World of Worlds insists you pay attention. This book is not a single story; it is a collection of fifteen short stories spanning four continents, each one a small, stubborn world that refuses tidy answers. From the first pages you know you are in the hands of someone who has seen the places he writes about and will not let you off the hook with easy sympathy.

Reading it is a physical thing. Some stories slam you with heat and immediacy; others leave a slow bruise that surfaces days later. You move fast through deserts, train stations, and cheap guesthouses, then slow to a careful, painful stillness inside a single room. The emotional range is raw and honest. You laugh at survival improvised on the fly and then sit with a memory that will not soften. That tension between motion and quiet makes the collection feel alive.

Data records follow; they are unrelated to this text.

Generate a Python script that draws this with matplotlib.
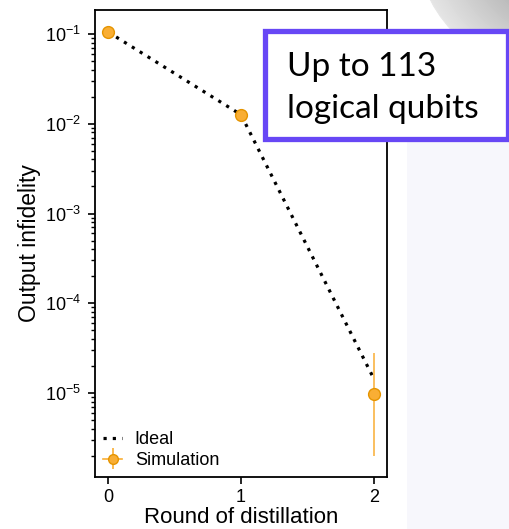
import numpy as np
import matplotlib.pyplot as plt
from matplotlib.patches import Rectangle, Circle
from matplotlib.container import ErrorbarContainer
from matplotlib.legend_handler import HandlerErrorbar

plt.rcParams['font.family'] = ['Liberation Sans', 'DejaVu Sans']

rounds = [0, 1, 2]
ideal = [0.105, 0.0126, 1.45e-5]
sim = [0.105, 0.0126, 9.7e-6]
sim_lo = [0, 0, 9.7e-6 - 2.0e-6]
sim_hi = [0, 0, 2.8e-5 - 9.7e-6]

orange = '#F9AE34'
orange_edge = '#E59400'

fig = plt.figure(figsize=(5.1, 5.29), dpi=100)
fig.patch.set_facecolor('white')

# slide background on the right
fig.add_artist(Rectangle((407 / 510, 0), 103 / 510, 1 - 30 / 529, transform=fig.transFigure,
                         facecolor='#F7F7FC', edgecolor='none', zorder=-2))
# grey sphere in the corner, shaded with rings
n = 40
for i in range(n):
    t = i / (n - 1)
    r = 124 * (1 - 0.45 * t)
    g = 0.90 - 0.17 * t
    fig.add_artist(Circle(((540 + 20 * t) / 510, 1 + (60 - 10 * t) / 529), r / 510,
                          transform=fig.transFigure, facecolor=(g, g, g),
                          edgecolor=(g, g, g), linewidth=0.6, zorder=-1))

ax = fig.add_axes([95 / 510, 1 - 477 / 529, 292 / 510, 467 / 529])
ax.plot(rounds, ideal, color='black', linestyle=(0, (1, 1.9)), linewidth=2.3,
        label='Ideal', zorder=2)
ax.errorbar(rounds, sim, yerr=[sim_lo, sim_hi], fmt='o', color=orange, ecolor=orange,
            markeredgecolor=orange_edge, markersize=8.5, elinewidth=1.1,
            capsize=0, zorder=3)
# legend entry for the simulation (marker with a line through it)
ax.errorbar([np.nan], [np.nan], yerr=[[np.nan], [np.nan]], fmt='-o', color=orange,
            ecolor=orange, markeredgecolor=orange_edge, markersize=7, linewidth=1.2,
            elinewidth=1.2, capsize=0, label='Simulation')

ax.set_yscale('log')
ax.set_ylim(1.16e-6, 0.185)
ax.set_xlim(-0.1, 2.1)
ax.set_xticks(rounds)
ax.set_yticks([1e-1, 1e-2, 1e-3, 1e-4, 1e-5])
ax.tick_params(axis='both', which='major', labelsize=13, length=5, width=1.2,
               direction='out', pad=5)
ax.tick_params(axis='x', which='major', pad=4)
ax.tick_params(axis='y', which='minor', length=3, width=1.0)
for s in ax.spines.values():
    s.set_linewidth(1.3)
ax.set_xlabel('Round of distillation', fontsize=16, labelpad=0.5)
ax.set_ylabel('Output infidelity', fontsize=16.5, labelpad=3)
ax.legend(loc='lower left', frameon=False, fontsize=13, handlelength=1.05,
          handletextpad=0.7, labelspacing=0.2, borderaxespad=0.35, borderpad=0.1,
          handler_map={ErrorbarContainer: HandlerErrorbar(yerr_size=0.6)})

# callout box
fig.add_artist(Rectangle((265 / 510, 1 - 139 / 529), 243 / 510, 108 / 529,
                         transform=fig.transFigure, facecolor='white',
                         edgecolor='#6747F5', linewidth=3.8, zorder=5))
fig.text(287 / 510, 1 - 76 / 529, 'Up to 113', fontsize=24, family='Lato',
         va='baseline', ha='left', zorder=6)
fig.text(287 / 510, 1 - 118 / 529, 'logical qubits', fontsize=24, family='Lato',
         va='baseline', ha='left', zorder=6)

fig.savefig('out.png', dpi=100)
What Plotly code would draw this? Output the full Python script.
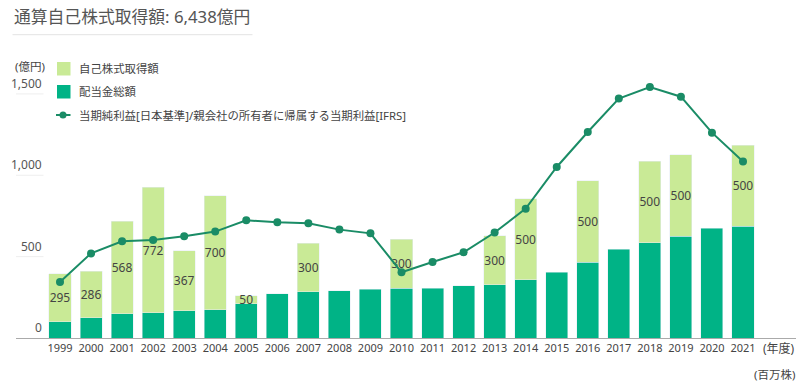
import plotly.graph_objects as go

years = list(range(1999, 2022))
dividends = [100, 125, 148, 154, 168, 173, 211, 273, 283, 291, 301, 307, 307, 322, 328, 357,
             404, 467, 545, 586, 625, 674, 686]
buyback = [295, 286, 568, 772, 367, 700, 50, None, 300, None, None, 300, None, None, 300, 500,
           None, 500, None, 500, 500, None, 500]
net_income = [344, 520, 594, 602, 625, 654, 723, 711, 705, 666, 643, 404, 467, 527, 648, 795,
              1051, 1266, 1471, 1542, 1483, 1262, 1084]
y_ticks = [0, 500, 1000, 1500]
y_tick_labels = ["0", "500", "1,000", "1,500"]

title_text = "通算自己株式取得額: 6,438億円"
legend_labels = ["自己株式取得額", "配当金総額", "当期純利益[日本基準]/親会社の所有者に帰属する当期利益[IFRS]"]

LIGHT = "#c9ea96"
DARK = "#00b386"
LINE = "#1a8c66"
TXT = "#444444"
FONT = "Noto Sans, Noto Sans CJK JP, sans-serif"

W, H = 800, 386
ML, MR, MT, MB = 16, 4, 60, 48
PW, PH = W - ML - MR, H - MT - MB


def px(x):
    return (x - ML) / PW


def py(y):
    return (H - MB - y) / PH


fig = go.Figure()
fig.add_trace(go.Bar(x=years, y=dividends, name=legend_labels[1], marker_color=DARK,
                     width=0.71, showlegend=False, hoverinfo="x+y"))
fig.add_trace(go.Bar(x=years, y=buyback, name=legend_labels[0], marker_color=LIGHT,
                     width=0.71, showlegend=False,
                     text=[str(v) if v else "" for v in buyback],
                     textposition="inside", insidetextanchor="middle", textangle=0,
                     textfont=dict(color=TXT, size=12, family=FONT)))
fig.add_trace(go.Scatter(x=years, y=net_income, name=legend_labels[2], mode="lines+markers",
                         line=dict(color=LINE, width=2), marker=dict(color=LINE, size=8),
                         showlegend=False))

shapes = []
annotations = []

# title + underline
annotations.append(dict(text=title_text, xref="paper", yref="paper", x=px(12), y=py(16),
                        xanchor="left", yanchor="middle", showarrow=False,
                        font=dict(size=16.8, color="#555555", family=FONT)))
shapes.append(dict(type="line", xref="paper", yref="paper", x0=px(12.5), x1=px(252.5),
                   y0=py(34.7), y1=py(34.7), line=dict(color="#e3e3e3", width=1)))

# y tick labels and short grid marks
for v, lab in zip(y_ticks, y_tick_labels):
    annotations.append(dict(text=lab, xref="paper", yref="y", x=px(43.5), y=v,
                            xanchor="right", yanchor="bottom", yshift=0, showarrow=False,
                            font=dict(size=12, color="#555555", family=FONT)))
    if v > 0:
        shapes.append(dict(type="line", xref="paper", yref="y", x0=0, x1=px(43.5), y0=v, y1=v,
                           line=dict(color="#eeeeee", width=1)))
annotations.append(dict(text="(億円)", xref="paper", yref="paper", x=px(29.5), y=py(67),
                        xanchor="center", yanchor="middle", showarrow=False,
                        font=dict(size=11.5, color=TXT, family=FONT)))

# legend
shapes.append(dict(type="rect", xref="paper", yref="paper", x0=px(57), x1=px(70.5),
                   y0=py(62), y1=py(75.5), fillcolor=LIGHT, line=dict(width=0)))
shapes.append(dict(type="rect", xref="paper", yref="paper", x0=px(57), x1=px(70.5),
                   y0=py(85), y1=py(98.5), fillcolor=DARK, line=dict(width=0)))
shapes.append(dict(type="line", xref="paper", yref="paper", x0=px(56), x1=px(70.5),
                   y0=py(115), y1=py(115), line=dict(color=LINE, width=2)))
shapes.append(dict(type="circle", xref="paper", yref="paper", x0=px(59.5), x1=px(66.5),
                   y0=py(111.5), y1=py(118.5), fillcolor=LINE, line=dict(width=0)))
for lab, yy in zip(legend_labels, [68.5, 92, 115]):
    annotations.append(dict(text=lab, xref="paper", yref="paper", x=px(77), y=py(yy),
                            xanchor="left", yanchor="middle", showarrow=False,
                            font=dict(size=11.4, color=TXT, family=FONT)))

# unit labels bottom right
annotations.append(dict(text="(年度)", xref="paper", yref="paper", x=px(797), y=py(348.5),
                        xanchor="right", yanchor="middle", showarrow=False,
                        font=dict(size=12, color=TXT, family=FONT)))
annotations.append(dict(text="(百万株)", xref="paper", yref="paper", x=px(797), y=py(374),
                        xanchor="right", yanchor="middle", showarrow=False,
                        font=dict(size=11.5, color=TXT, family=FONT)))

fig.update_layout(
    width=W, height=H,
    margin=dict(l=ML, r=MR, t=MT, b=MB, pad=0),
    barmode="stack", bargap=0.29,
    plot_bgcolor="white", paper_bgcolor="white",
    font=dict(family=FONT, color=TXT),
    uniformtext=dict(minsize=12, mode="show"),
    shapes=shapes, annotations=annotations,
    xaxis=dict(range=[1997.583, 2022.707], tickmode="array", tickvals=years,
               ticktext=[str(y) for y in years], showgrid=False, zeroline=False,
               showline=True, linecolor="#aaaaaa", linewidth=1, ticks="",
               tickfont=dict(size=11, color=TXT, family=FONT), fixedrange=True),
    yaxis=dict(range=[0, PH / 0.16273], showgrid=False, zeroline=False, showticklabels=False,
               showline=False, ticks="", fixedrange=True),
)

fig.write_html("out.html", config={"displayModeBar": False},
               post_script="document.body.style.margin='0px';document.body.style.overflow='hidden';")
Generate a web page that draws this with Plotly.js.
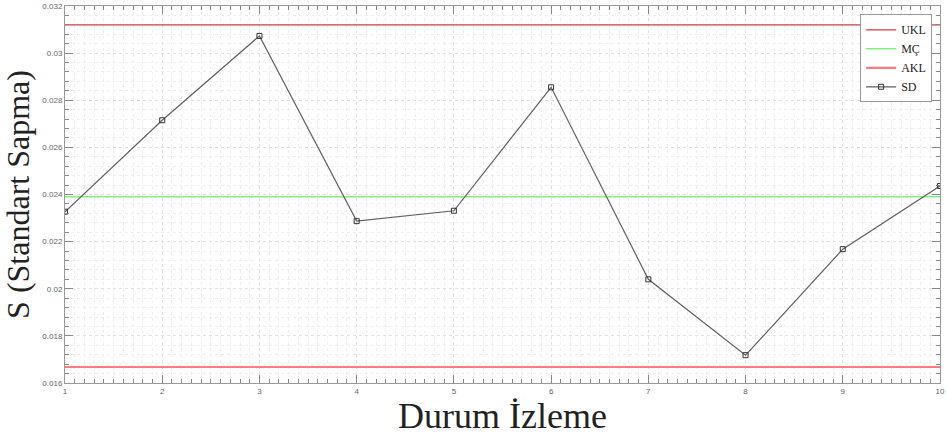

At its core the book is about testing. Young Americans abroad measure themselves against language, race, and politics. Travel is presented not as escape but as exposure. The choices characters face are often moral and small and as consequential as any headline. Political violence hums under some scenes and erupts in others, yet the moral question remains exquisitely personal. These are stories about who we are when rules fall away, and those questions land far beyond the page.

The prose is lean and muscular. Richard Scott Sacks writes with a journalist’s eye for detail and a fiction writer’s patience for character. Concrete images arrive without fanfare and accumulate until meaning forms. The structure favors short, taut bursts rather than sweeping chapters, which keeps the book urgent and varied. He trusts the reader to hold the gaps and to feel what the characters cannot say.

This collection will not comfort you. It will teach you how to notice small, decisive moments. If you want fiction that scratches and then refuses to stop scratching, read it.